TASK STATEMENT » Retype the lines beneath this one, from the first through the line containing "2.66, 2.7, 2.7]". Pictures are left out.

## Begin

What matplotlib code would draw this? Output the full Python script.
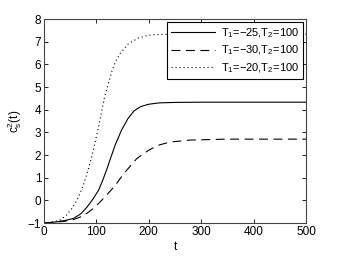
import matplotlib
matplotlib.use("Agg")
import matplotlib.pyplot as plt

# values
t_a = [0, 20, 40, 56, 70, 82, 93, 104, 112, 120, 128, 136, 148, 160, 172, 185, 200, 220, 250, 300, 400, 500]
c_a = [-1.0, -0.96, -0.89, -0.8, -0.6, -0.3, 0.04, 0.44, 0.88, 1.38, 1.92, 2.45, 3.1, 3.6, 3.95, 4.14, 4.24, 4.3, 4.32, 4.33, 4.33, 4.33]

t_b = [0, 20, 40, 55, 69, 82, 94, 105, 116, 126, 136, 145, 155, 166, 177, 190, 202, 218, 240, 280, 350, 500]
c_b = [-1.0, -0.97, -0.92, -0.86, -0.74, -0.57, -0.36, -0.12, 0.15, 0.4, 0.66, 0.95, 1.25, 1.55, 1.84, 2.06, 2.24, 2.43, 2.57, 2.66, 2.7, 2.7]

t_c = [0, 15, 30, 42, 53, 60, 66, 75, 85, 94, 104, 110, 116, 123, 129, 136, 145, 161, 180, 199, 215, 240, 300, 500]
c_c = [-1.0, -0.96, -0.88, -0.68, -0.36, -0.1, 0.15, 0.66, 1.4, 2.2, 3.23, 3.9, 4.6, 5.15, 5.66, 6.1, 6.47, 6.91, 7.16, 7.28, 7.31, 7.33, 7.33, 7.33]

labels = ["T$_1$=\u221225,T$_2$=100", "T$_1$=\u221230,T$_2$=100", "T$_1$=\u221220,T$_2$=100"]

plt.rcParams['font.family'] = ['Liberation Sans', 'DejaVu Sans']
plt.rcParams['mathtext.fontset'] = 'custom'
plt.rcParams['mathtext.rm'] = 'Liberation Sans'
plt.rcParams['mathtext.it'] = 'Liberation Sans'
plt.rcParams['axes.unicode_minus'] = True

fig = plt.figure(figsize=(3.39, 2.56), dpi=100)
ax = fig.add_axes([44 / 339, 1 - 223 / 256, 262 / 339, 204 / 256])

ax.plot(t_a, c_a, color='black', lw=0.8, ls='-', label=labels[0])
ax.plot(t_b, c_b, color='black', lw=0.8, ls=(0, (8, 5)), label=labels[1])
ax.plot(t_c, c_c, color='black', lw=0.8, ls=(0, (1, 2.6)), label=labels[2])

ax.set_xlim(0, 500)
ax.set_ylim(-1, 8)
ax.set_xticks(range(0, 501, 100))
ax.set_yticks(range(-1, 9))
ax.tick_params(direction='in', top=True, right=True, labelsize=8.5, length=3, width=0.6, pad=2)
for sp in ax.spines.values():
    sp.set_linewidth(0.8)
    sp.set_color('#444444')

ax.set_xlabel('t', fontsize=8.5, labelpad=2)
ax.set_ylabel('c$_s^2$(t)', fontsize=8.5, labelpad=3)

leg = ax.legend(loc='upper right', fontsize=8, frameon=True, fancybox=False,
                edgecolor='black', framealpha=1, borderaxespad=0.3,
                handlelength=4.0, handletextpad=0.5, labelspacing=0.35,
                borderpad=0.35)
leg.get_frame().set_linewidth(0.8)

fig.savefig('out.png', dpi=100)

## End

TASK RESULT »
What matplotlib code would draw this? Output the full Python script.
import matplotlib
matplotlib.use("Agg")
import matplotlib.pyplot as plt

# values
t_a = [0, 20, 40, 56, 70, 82, 93, 104, 112, 120, 128, 136, 148, 160, 172, 185, 200, 220, 250, 300, 400, 500]
c_a = [-1.0, -0.96, -0.89, -0.8, -0.6, -0.3, 0.04, 0.44, 0.88, 1.38, 1.92, 2.45, 3.1, 3.6, 3.95, 4.14, 4.24, 4.3, 4.32, 4.33, 4.33, 4.33]

t_b = [0, 20, 40, 55, 69, 82, 94, 105, 116, 126, 136, 145, 155, 166, 177, 190, 202, 218, 240, 280, 350, 500]
c_b = [-1.0, -0.97, -0.92, -0.86, -0.74, -0.57, -0.36, -0.12, 0.15, 0.4, 0.66, 0.95, 1.25, 1.55, 1.84, 2.06, 2.24, 2.43, 2.57, 2.66, 2.7, 2.7]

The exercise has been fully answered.